Webhook Performance Requirements and Design Considerations

Webhooks need to respond immediately with 2xx in less then 1500ms. Sending unsuccessful status codes will result in timeouts, confusing experiences, and data loss.

How Should My Integration Respond to Requests From Mango?

Many of Mango's events, such as line extension state changes are time-sensitive and only viable for a short period of time. The webhook system has been designed as a fire and forget system. Given the nature of these events, and the high volume of events that move through Mango every second, there is no retry logic.

Any request that Therefore, we request that your integration always respond with a 200 HTTP response code.

What Happens If My Integration Responds With Anything Besides a 200?

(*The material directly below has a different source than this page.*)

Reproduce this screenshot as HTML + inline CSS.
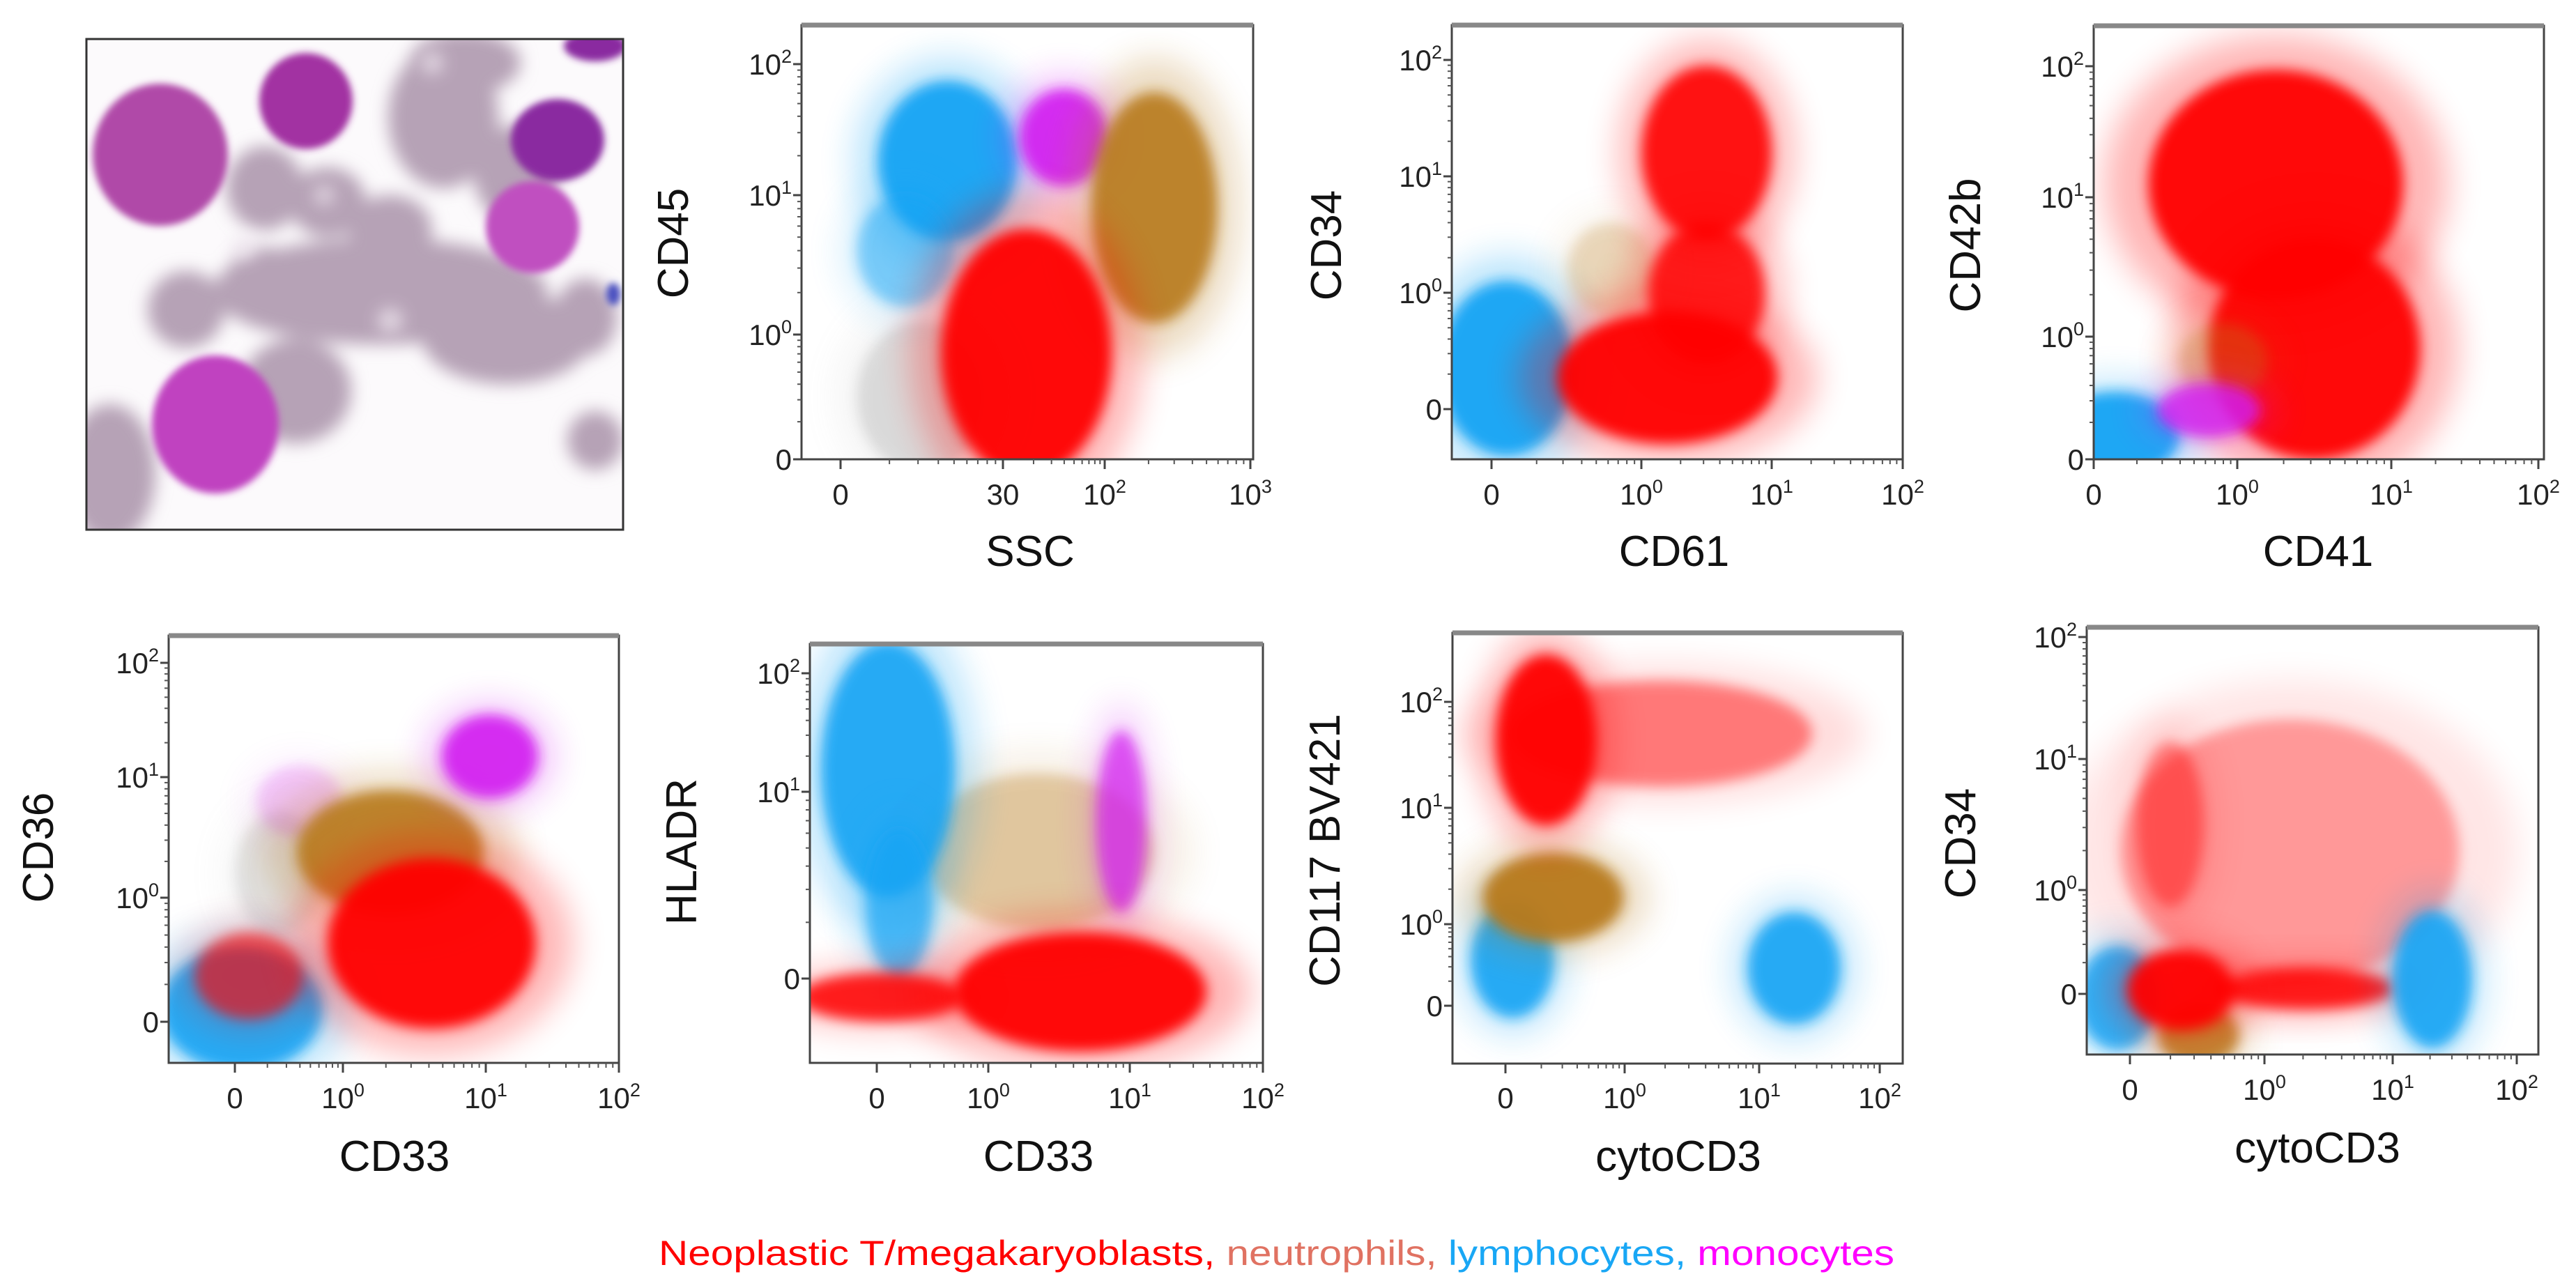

After the 3rd time Mango receives an unsuccessful response code (i.e. a 3xx, 4xx, or 5xx response code), the endpoint is detected as unavailable and traffic is cut off temporarily to help the 3rd party system recover. Requests will not be sent to the unavailable endpoint for (30 seconds).
This can cause a significant number of events to be lost, which will not make sense to replay. When that timeout expires, the next event will be sent to the endpoint. The timeout renews until we get a 2xx response. The amount of events potentially missed is enormous.

Instead of responding with non success codes HTTP status codes, please respond promptly return a success code (2xx) that the message was received and handle any other error states in the application logs, or exception logging system.

How Much Time Does My Integration Have to Respond?

Because all webhook integrations share the same cluster of workers, a slow response is detrimental to all integrations. Therefore (at the time of this writing), an integrated endpoint has up to 1.5 seconds to connect, and 1.5 seconds to respond -- but the quicker the better.

If you think about it, by the time we fire off a "Call Ringing" event, there is already some latency behind that event. If your server is taking even a second to accept the connection and start processing that request, the phone could have already been ringing for a few seconds before your customer gets the screen pop. Remember, these events are time sensitive, and a sluggish server inevitably has other call state events piling up behind it.

Will My Integration Be Blacklisted For Temporary "Bad Behavior"?

Servers go down and bad things happen. But if your server is 1) always returning a 200 and 2) usually responding quickly and consistently, you'll probably never hear from us. On the other hand, if your server is not behaving properly and it is having a detrimental affect on our platform  we may need to disable the integration until the problems are resolved.